Director and co-writer Nia Decosta (The Marvels) and producer/co-writer Jordan Peele (Us) commit to continuing the tradition of horror as metaphor and socio-political commentary in what Universal Studios and MGM have coined a “Spiritual sequel” to the near-masterpiece that is the ‘92 original. But of course, the studios are also perpetuating the current and irritating trend of having these “lega-sequels” share the same name as their original counterparts. (But, I suppose we can thank Halloween (2018) for that.) Before I delve into the film’s plot, I feel the need to make two things very clear about how this movie’s being marketed. First and foremost, as I said, Peele’s a co-writer and producer on this new interpretation of Candyman, and his influence can certainly be felt. However, this film is most definitely Decosta’s vision, of which she’s entirely in command. Secondly, the term is nothing more than another one of those fancy terms studious cook up. In actuality, the movie in review is a direct sequel to that original picture. But not one that would require audiences to have necessarily seen the ‘92 film.

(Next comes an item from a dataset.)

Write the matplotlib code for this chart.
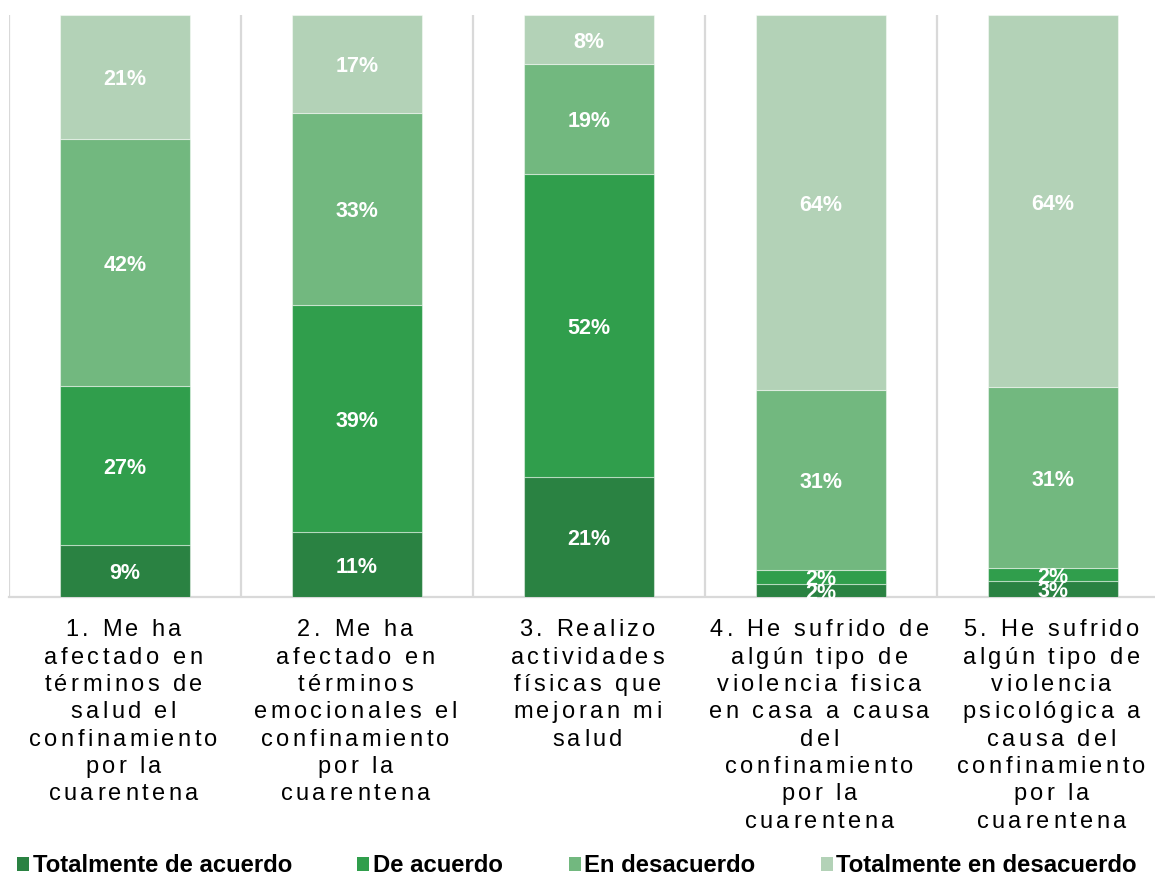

This new film focuses on a tortured artist named Anthony McCoy (Yahya Abdul-Mateen II) and his breadwinning art curator girlfriend, Brianna Cartwright (Teyonah Parris), living in a swanky apartment in a now gentrified section of Chicago. (Located not far from the previously infamous Cabrini Green.) Anthony has been creatively blocked, having not touched paint to canvas significantly in two years. However, the painter’s creativity is re-ignited when he learns of the legend of Candyman. As a result, he creates an art installation based on Candyman that garners a lot of attention. But, as Anthony becomes more enamored with the legend, he soon learns that summoning Candyman is no empty gesture!
Alright, let me go ahead and address the genre elephant in the room. Not all of my fellow horror fiends are going to dig the movie in review for one simple reason. Decosta’s interpretation does not focus on Todd’s Candyman/Daniel Robitaille. Such an approach will present a problem for folks who cannot or perhaps will not separate Todd from the titular character. (Not that separating the horror icon and the actor who portrays him is easy as Todd gives a haunting, regal performance in that original picture.) But even if that’s the case for you, I recommend you give this movie a chance. I say that because Decosta’s approach to Candyman arguably deepens the lore in a new and intriguing way. And, even if you don’t dig the new tact, it undoubtedly makes for the most exciting lega-sequel in the Horror genre to date.
Why? Because Decosta completely understands what makes the legend of Candyman persist with audiences. See, the very notion of Candyman and the ability to summon him is a terrifying idea that much else is needed. The presence of Candyman and the possibility of him making an appearance permeates this picture to create a sense of perpetual foreboding, much akin to the 1992 film or even the classic Rosemary’s Baby (1968). The horror in this film is all about atmospheric tone, with just a tad of body horror thrown in for good measure. (An element I thought worked very well here.)
While I don’t have any shortage of praise to heap on this movie, Candyman is not without its flaws. The most glaring is the tight 90-minute runtime, which is a little too brisk for the film’s good. I find two-thirds of this movie to be exceptionally well-paced, but the third act is noticeably rushed. Watching it unfold, it feels like there must be a more extended director’s cut which Universal might have declined in favor of a shortened runtime for a theatrical release. Such a length or lack thereof doesn’t give any breathing room.
Events unfold so quickly in this film that’s its other issue, albeit a much smaller one, is hard to ignore. As you might have guessed, I’m referring to the social commentary and metaphor presented here. While I agree with all the views concerning institutionalized racism in America, and the relentless nature of trauma that Decosta and co are making, it could have been done with a lighter touch.
These matters are initially touched on very well, and the point is made perfectly. Alas, the filmmakers then proceed to put the b (or the bee) is subtle. That’s to say; the messaging eventually lacks any subtlety whatsoever. I’m not sure why they felt the need to hammer this commentary home, but I think it shows a certain lack of faith in the audience. Then again, no one seems to respond to subtleties anymore, so perhaps that was the thought process behind this tact.
The original 1992 film not only handled its commentary on similar ideas and presenting the metaphor in an ideal way, but it’s also nearly perfect. Therefore, don’t expect this new film to reach that level. But, it certainly gets close at times, and as I said, it is the best lega-sequel I’ve yet to see. Decosta’s Candyman is ultimately an inspired continuation of the series. The question: where does it go from here? Is this one-off, or has Decosta set a new template in place for a true franchise resurrection? I suppose time and the box-office receipts will tell. In the meantime, while I won’t dare you to say his name, I do encourage you to see Candyman (2021)!